─── Given data
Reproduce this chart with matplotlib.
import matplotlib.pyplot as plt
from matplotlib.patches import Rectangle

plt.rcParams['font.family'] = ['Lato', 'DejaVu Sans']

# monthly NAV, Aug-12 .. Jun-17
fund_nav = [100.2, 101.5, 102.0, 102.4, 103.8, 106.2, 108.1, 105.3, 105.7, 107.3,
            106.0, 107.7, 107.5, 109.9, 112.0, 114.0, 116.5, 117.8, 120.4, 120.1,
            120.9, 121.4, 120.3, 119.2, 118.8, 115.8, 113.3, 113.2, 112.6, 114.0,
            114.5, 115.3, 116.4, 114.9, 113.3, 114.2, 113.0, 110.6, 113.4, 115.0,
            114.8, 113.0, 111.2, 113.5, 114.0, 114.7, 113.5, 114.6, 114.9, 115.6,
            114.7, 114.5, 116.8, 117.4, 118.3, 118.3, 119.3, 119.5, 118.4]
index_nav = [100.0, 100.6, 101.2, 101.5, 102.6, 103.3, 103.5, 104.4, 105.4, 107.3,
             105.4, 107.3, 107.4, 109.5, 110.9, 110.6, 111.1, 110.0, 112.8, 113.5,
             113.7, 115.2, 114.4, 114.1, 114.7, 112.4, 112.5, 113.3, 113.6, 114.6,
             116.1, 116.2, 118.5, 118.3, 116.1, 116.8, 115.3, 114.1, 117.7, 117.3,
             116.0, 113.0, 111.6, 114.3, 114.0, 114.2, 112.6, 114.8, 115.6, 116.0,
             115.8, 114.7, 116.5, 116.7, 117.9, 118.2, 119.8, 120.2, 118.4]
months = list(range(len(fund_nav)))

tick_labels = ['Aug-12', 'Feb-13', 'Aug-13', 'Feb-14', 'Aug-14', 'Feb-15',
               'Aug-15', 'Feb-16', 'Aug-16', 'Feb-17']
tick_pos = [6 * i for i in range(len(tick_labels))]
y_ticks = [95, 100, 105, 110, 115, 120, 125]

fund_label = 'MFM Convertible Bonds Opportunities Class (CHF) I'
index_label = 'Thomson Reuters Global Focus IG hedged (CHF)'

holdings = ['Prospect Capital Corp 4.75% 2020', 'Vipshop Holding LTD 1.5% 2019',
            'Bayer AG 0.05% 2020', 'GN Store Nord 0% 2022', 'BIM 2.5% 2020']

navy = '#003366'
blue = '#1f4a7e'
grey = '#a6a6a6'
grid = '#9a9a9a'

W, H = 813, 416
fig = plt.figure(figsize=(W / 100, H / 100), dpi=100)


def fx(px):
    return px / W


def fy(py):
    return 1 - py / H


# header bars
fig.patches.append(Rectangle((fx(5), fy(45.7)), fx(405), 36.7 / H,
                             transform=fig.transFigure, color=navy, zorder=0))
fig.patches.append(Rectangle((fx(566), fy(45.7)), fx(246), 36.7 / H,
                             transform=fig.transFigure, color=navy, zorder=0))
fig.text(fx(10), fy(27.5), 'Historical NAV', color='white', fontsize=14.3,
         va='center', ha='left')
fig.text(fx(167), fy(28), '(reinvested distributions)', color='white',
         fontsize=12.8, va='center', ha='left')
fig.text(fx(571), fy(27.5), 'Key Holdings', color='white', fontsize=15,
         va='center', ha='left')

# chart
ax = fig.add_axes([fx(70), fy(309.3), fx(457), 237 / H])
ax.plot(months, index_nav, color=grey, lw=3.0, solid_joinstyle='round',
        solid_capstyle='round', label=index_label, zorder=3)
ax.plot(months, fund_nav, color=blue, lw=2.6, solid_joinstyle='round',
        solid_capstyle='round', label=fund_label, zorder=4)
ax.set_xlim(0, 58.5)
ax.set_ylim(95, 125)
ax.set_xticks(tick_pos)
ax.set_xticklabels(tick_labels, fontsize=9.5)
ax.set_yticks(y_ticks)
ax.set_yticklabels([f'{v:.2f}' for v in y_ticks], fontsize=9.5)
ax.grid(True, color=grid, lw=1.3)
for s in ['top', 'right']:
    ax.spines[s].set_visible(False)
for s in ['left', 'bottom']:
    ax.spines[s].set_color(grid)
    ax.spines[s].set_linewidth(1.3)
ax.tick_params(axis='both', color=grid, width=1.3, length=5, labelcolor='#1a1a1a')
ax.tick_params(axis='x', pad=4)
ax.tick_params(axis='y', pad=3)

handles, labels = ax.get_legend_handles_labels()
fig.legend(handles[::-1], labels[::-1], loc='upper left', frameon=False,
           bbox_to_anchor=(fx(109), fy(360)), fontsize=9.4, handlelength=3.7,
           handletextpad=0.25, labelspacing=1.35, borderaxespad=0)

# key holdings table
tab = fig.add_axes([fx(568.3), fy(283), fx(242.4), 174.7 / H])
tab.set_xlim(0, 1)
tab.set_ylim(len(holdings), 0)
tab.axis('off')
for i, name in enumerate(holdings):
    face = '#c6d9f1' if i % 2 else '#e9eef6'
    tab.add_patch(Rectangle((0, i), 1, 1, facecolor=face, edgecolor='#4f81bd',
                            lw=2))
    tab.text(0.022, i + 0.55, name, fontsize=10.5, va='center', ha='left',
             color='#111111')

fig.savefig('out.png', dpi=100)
──────
Set task -> Write out, unaltered, the lines from the opening of the listing through the line that includes "plt.rcParams['font.family'] = ['Lato', 'DejaVu".

Written response ->
Reproduce this chart with matplotlib.
import matplotlib.pyplot as plt
from matplotlib.patches import Rectangle

plt.rcParams['font.family'] = ['Lato', 'DejaVu Sans']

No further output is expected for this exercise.